To my mind, it doesn’t really matter.
The rampant thirst for information this summer has concentrated on those two questions: when will it happen, and who will it be? Considering that for the first six years of Bates’ chairmanship he refused to tell anyone who the actual owners of our club were, it feels weird to make the identities of the new owners such a focus now. Whoever they are, I’m comfortable with the assumption that they’re not going to be as bloody minded or as secretive as Ken Bates, and will actually tell us something about who they are and what they want with us. I can’t imagine we’re going to have to go through the rigmarole all over again, of journalists knocking on doors in Switzerland, of having questions being asked in Parliament, of TV documentaries, of outraged fanzine articles and blogs.
If it turns out that they are as bloody minded and secretive as Ken Bates, well, luckily we’ve been through it all before so we know what to do. We go through the rigmarole all over again, of journalists knocking Swiss questions in Parliament about TV’s outraged fanzines etc etc. Likewise, if it turns out they’re a bunch of nogoodniks with evil intent, we’ll just have to deal with that too. Millionaires – or, if you’re an optimist, billionaires – rarely come without some sort of blemish, and after all, this is Leeds we’re talking about. This is Leeds United, formerly Leeds City, 108 years old, and we’ve only been allowed to enjoy a handful of Christmasses so far. Another kick in the bollocks is another kick in the bollocks, and if that’s what we get, that’s what we get.
Nobody, unfortunately, can tell Ken Bates who to sell to. If it was that easy we could have done it years ago, and saved ourselves from division three and all the other nonsense. You need a willing buyer, and a willing seller – or, at least, a begrudging seller who knows his time is up. Bates will go and then we’ll see who we’re left with: friend or foe, fish or fowl.
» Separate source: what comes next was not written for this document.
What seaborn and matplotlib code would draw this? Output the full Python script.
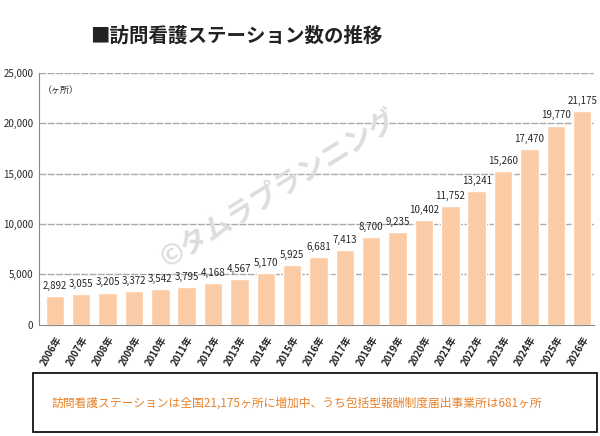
import matplotlib
matplotlib.use("Agg")
import matplotlib.pyplot as plt
import seaborn as sns
import pandas as pd
from matplotlib.patches import Rectangle

years = [f"{y}年" for y in range(2006, 2027)]
counts = [2892, 3055, 3205, 3372, 3542, 3795, 4168, 4567, 5170, 5925, 6681,
          7413, 8700, 9235, 10402, 11752, 13241, 15260, 17470, 19770, 21175]
yticks = [0, 5000, 10000, 15000, 20000, 25000]

sns.set_style("white")
plt.rcParams['font.family'] = ['Noto Sans CJK JP', 'DejaVu Sans']

fig = plt.figure(figsize=(6, 4.36), dpi=100)
ax = fig.add_axes([0.065, 0.255, 0.925, 0.578])
df = pd.DataFrame({"year": years, "count": counts})
sns.barplot(data=df, x="year", y="count", color="#FBCBA5", saturation=1, width=0.7, ax=ax)
ax.set_ylim(0, 25000)
ax.set_xlim(-0.6, 20.45)
ax.set_yticks(yticks)
ax.set_yticklabels([f"{v:,}" for v in yticks], fontsize=7)
ax.tick_params(axis='y', pad=1, length=3)
ax.set_xticks(range(len(years)))
ax.set_xticklabels(years, rotation=60, fontsize=7, ha='right', rotation_mode='anchor', fontweight='bold')
ax.set_xlabel(""); ax.set_ylabel("")
for v in yticks[1:]:
    ax.axhline(v, color="#aaaaaa", lw=1, ls=(0, (5, 1)), zorder=0)
for s in ["top", "right"]:
    ax.spines[s].set_visible(False)
ax.spines["left"].set_color("#888888")
ax.spines["bottom"].set_color("#888888")
for i, v in enumerate(counts):
    ax.text(i, v + 500, f"{v:,}", ha='center', va='bottom', fontsize=7)
ax.text(-0.45, 23000, "（ヶ所）", fontsize=6.5, ha='left')
ax.text(8.5, 13500, "©タムラプランニング", fontsize=20, color="#dddddd", rotation=32,
        ha='center', va='center', zorder=0, fontweight='bold')

fig.text(0.15, 0.905, "■訪問看護ステーション数の推移", fontsize=14, fontweight='bold', color="#222222")
fig.patches.append(Rectangle((0.055, 0.01), 0.94, 0.135, transform=fig.transFigure,
                             fill=False, edgecolor="black", lw=1.2))
fig.text(0.085, 0.075, "訪問看護ステーションは全国21,175ヶ所に増加中、うち包括型報酬制度届出事業所は681ヶ所",
         fontsize=8.5, color="#E8822A", va='center')
fig.savefig("out.png", dpi=100)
This is where, to my mind, Leeds United Supporters’ Trust have done some great work this year, even if it’s often been misunderstood. I help LUST with their press statements, so I see them from a closer angle than many do, but you don’t need a close view to see that suggestions that the takeover result will ‘define the Trust’ are wide of the mark. LUST helped the takeover happen by making of themselves a well organised group with a lightning rod chairman in Gary Cooper, a hard working board, and a lot of support; and by responding directly to Ken Bates’ suggestion that if they want investment in Leeds, they should go and find someone to invest, by doing exactly that. They found several people, in fact, who were happy to talk to LUST about what Leeds United could be in the future, while Bates griped on about disappearing Sheiks and tight Yorkshiremen.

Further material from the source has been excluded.